_DATA EXTRACT_:
****************************************
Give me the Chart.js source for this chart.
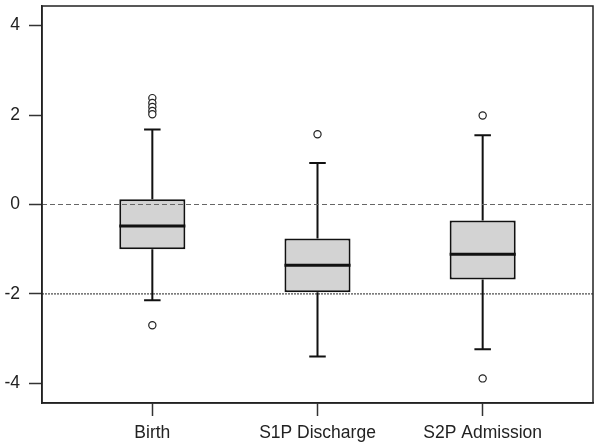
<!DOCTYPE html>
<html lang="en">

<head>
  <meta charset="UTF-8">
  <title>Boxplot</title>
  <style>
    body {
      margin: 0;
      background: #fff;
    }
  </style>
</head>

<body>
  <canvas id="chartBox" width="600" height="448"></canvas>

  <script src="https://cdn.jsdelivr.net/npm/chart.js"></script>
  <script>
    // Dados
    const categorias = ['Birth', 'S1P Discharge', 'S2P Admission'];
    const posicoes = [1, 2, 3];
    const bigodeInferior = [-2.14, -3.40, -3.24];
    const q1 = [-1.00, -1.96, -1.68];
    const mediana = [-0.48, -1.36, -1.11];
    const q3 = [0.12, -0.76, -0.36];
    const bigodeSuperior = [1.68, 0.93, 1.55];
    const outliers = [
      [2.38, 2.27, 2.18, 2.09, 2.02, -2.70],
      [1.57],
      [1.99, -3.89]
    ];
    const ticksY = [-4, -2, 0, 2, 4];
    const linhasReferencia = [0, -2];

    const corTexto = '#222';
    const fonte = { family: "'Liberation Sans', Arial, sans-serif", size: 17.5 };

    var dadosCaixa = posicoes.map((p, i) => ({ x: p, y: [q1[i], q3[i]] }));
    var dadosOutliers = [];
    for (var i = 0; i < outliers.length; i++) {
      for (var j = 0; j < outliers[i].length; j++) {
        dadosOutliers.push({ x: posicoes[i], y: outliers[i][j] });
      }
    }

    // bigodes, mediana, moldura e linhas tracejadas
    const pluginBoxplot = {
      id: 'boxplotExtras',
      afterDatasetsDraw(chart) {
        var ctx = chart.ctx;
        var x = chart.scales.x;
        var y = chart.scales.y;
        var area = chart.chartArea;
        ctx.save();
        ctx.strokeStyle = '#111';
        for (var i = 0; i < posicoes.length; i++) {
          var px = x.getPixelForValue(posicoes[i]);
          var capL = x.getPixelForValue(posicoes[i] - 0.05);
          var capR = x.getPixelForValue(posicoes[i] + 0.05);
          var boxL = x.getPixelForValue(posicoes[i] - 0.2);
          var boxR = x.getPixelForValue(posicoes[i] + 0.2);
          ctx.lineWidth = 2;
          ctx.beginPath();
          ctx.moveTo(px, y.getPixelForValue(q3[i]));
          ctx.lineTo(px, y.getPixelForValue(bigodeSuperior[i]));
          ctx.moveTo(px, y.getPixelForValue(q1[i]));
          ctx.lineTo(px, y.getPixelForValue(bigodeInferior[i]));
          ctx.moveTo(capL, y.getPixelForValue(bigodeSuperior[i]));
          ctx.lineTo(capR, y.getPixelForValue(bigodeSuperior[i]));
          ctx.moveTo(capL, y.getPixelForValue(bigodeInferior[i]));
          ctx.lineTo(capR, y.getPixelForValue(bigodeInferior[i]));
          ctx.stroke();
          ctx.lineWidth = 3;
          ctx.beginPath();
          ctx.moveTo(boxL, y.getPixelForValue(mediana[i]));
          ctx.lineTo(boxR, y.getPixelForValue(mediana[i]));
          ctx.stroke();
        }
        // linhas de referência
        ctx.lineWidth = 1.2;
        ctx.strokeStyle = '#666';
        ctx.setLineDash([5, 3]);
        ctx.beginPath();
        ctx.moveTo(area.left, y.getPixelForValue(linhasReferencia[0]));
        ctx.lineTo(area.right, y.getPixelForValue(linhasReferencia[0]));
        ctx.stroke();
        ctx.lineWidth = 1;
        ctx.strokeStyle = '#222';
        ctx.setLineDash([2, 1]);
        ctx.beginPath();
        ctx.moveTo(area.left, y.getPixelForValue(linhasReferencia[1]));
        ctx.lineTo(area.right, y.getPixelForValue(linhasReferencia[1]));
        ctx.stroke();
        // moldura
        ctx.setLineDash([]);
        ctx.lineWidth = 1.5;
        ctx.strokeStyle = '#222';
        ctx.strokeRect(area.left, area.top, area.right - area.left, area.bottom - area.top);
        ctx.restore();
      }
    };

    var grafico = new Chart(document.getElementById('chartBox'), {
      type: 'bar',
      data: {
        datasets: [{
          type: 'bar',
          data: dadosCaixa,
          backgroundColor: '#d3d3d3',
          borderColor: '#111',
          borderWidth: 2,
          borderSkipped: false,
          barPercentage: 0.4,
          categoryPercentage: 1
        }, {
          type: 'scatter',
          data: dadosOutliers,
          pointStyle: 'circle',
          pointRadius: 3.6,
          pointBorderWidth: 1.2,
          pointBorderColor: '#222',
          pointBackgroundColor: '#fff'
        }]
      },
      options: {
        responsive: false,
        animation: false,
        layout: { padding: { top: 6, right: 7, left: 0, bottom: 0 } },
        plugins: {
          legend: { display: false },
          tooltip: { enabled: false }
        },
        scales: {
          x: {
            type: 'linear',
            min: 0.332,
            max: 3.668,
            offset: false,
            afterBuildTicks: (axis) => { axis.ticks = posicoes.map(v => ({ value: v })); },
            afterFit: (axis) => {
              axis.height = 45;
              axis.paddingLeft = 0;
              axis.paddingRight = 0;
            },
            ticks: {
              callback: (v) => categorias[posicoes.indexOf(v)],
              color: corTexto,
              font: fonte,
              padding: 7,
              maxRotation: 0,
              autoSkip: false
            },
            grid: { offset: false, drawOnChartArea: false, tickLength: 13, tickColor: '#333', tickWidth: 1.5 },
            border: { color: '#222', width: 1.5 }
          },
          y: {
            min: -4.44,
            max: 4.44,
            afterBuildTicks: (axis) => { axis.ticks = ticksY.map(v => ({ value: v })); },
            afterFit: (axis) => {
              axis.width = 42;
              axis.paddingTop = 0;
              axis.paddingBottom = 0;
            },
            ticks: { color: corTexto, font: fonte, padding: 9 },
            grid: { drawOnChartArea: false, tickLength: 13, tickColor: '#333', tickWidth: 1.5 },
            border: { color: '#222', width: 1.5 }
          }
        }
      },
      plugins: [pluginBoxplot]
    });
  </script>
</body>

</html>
****************************************
_WRITTEN TASK_: Copy out each line word for word, please, skipping the images.

_ANSWER BELOW_:
Give me the Chart.js source for this chart.
<!DOCTYPE html>
<html lang="en">

<head>
  <meta charset="UTF-8">
  <title>Boxplot</title>
  <style>
    body {
      margin: 0;
      background: #fff;
    }
  </style>
</head>

<body>
  <canvas id="chartBox" width="600" height="448"></canvas>

  <script src="https://cdn.jsdelivr.net/npm/chart.js"></script>
  <script>
    // Dados
    const categorias = ['Birth', 'S1P Discharge', 'S2P Admission'];
    const posicoes = [1, 2, 3];
    const bigodeInferior = [-2.14, -3.40, -3.24];
    const q1 = [-1.00, -1.96, -1.68];
    const mediana = [-0.48, -1.36, -1.11];
    const q3 = [0.12, -0.76, -0.36];
    const bigodeSuperior = [1.68, 0.93, 1.55];
    const outliers = [
      [2.38, 2.27, 2.18, 2.09, 2.02, -2.70],
      [1.57],
      [1.99, -3.89]
    ];
    const ticksY = [-4, -2, 0, 2, 4];
    const linhasReferencia = [0, -2];

    const corTexto = '#222';
    const fonte = { family: "'Liberation Sans', Arial, sans-serif", size: 17.5 };

    var dadosCaixa = posicoes.map((p, i) => ({ x: p, y: [q1[i], q3[i]] }));
    var dadosOutliers = [];
    for (var i = 0; i < outliers.length; i++) {
      for (var j = 0; j < outliers[i].length; j++) {
        dadosOutliers.push({ x: posicoes[i], y: outliers[i][j] });
      }
    }

    // bigodes, mediana, moldura e linhas tracejadas
    const pluginBoxplot = {
      id: 'boxplotExtras',
      afterDatasetsDraw(chart) {
        var ctx = chart.ctx;
        var x = chart.scales.x;
        var y = chart.scales.y;
        var area = chart.chartArea;
        ctx.save();
        ctx.strokeStyle = '#111';
        for (var i = 0; i < posicoes.length; i++) {
          var px = x.getPixelForValue(posicoes[i]);
          var capL = x.getPixelForValue(posicoes[i] - 0.05);
          var capR = x.getPixelForValue(posicoes[i] + 0.05);
          var boxL = x.getPixelForValue(posicoes[i] - 0.2);
          var boxR = x.getPixelForValue(posicoes[i] + 0.2);
          ctx.lineWidth = 2;
          ctx.beginPath();
          ctx.moveTo(px, y.getPixelForValue(q3[i]));
          ctx.lineTo(px, y.getPixelForValue(bigodeSuperior[i]));
          ctx.moveTo(px, y.getPixelForValue(q1[i]));
          ctx.lineTo(px, y.getPixelForValue(bigodeInferior[i]));
          ctx.moveTo(capL, y.getPixelForValue(bigodeSuperior[i]));
          ctx.lineTo(capR, y.getPixelForValue(bigodeSuperior[i]));
          ctx.moveTo(capL, y.getPixelForValue(bigodeInferior[i]));
          ctx.lineTo(capR, y.getPixelForValue(bigodeInferior[i]));
          ctx.stroke();
          ctx.lineWidth = 3;
          ctx.beginPath();
          ctx.moveTo(boxL, y.getPixelForValue(mediana[i]));
          ctx.lineTo(boxR, y.getPixelForValue(mediana[i]));
          ctx.stroke();
        }
        // linhas de referência
        ctx.lineWidth = 1.2;
        ctx.strokeStyle = '#666';
        ctx.setLineDash([5, 3]);
        ctx.beginPath();
        ctx.moveTo(area.left, y.getPixelForValue(linhasReferencia[0]));
        ctx.lineTo(area.right, y.getPixelForValue(linhasReferencia[0]));
        ctx.stroke();
        ctx.lineWidth = 1;
        ctx.strokeStyle = '#222';
        ctx.setLineDash([2, 1]);
        ctx.beginPath();
        ctx.moveTo(area.left, y.getPixelForValue(linhasReferencia[1]));
        ctx.lineTo(area.right, y.getPixelForValue(linhasReferencia[1]));
        ctx.stroke();
        // moldura
        ctx.setLineDash([]);
        ctx.lineWidth = 1.5;
        ctx.strokeStyle = '#222';
        ctx.strokeRect(area.left, area.top, area.right - area.left, area.bottom - area.top);
        ctx.restore();
      }
    };

    var grafico = new Chart(document.getElementById('chartBox'), {
      type: 'bar',
      data: {
        datasets: [{
          type: 'bar',
          data: dadosCaixa,
          backgroundColor: '#d3d3d3',
          borderColor: '#111',
          borderWidth: 2,
          borderSkipped: false,
          barPercentage: 0.4,
          categoryPercentage: 1
        }, {
          type: 'scatter',
          data: dadosOutliers,
          pointStyle: 'circle',
          pointRadius: 3.6,
          pointBorderWidth: 1.2,
          pointBorderColor: '#222',
          pointBackgroundColor: '#fff'
        }]
      },
      options: {
        responsive: false,
        animation: false,
        layout: { padding: { top: 6, right: 7, left: 0, bottom: 0 } },
        plugins: {
          legend: { display: false },
          tooltip: { enabled: false }
        },
        scales: {
          x: {
            type: 'linear',
            min: 0.332,
            max: 3.668,
            offset: false,
            afterBuildTicks: (axis) => { axis.ticks = posicoes.map(v => ({ value: v })); },
            afterFit: (axis) => {
              axis.height = 45;
              axis.paddingLeft = 0;
              axis.paddingRight = 0;
            },
            ticks: {
              callback: (v) => categorias[posicoes.indexOf(v)],
              color: corTexto,
              font: fonte,
              padding: 7,
              maxRotation: 0,
              autoSkip: false
            },
            grid: { offset: false, drawOnChartArea: false, tickLength: 13, tickColor: '#333', tickWidth: 1.5 },
            border: { color: '#222', width: 1.5 }
          },
          y: {
            min: -4.44,
            max: 4.44,
            afterBuildTicks: (axis) => { axis.ticks = ticksY.map(v => ({ value: v })); },
            afterFit: (axis) => {
              axis.width = 42;
              axis.paddingTop = 0;
              axis.paddingBottom = 0;
            },
            ticks: { color: corTexto, font: fonte, padding: 9 },
            grid: { drawOnChartArea: false, tickLength: 13, tickColor: '#333', tickWidth: 1.5 },
            border: { color: '#222', width: 1.5 }
          }
        }
      },
      plugins: [pluginBoxplot]
    });
  </script>
</body>

</html>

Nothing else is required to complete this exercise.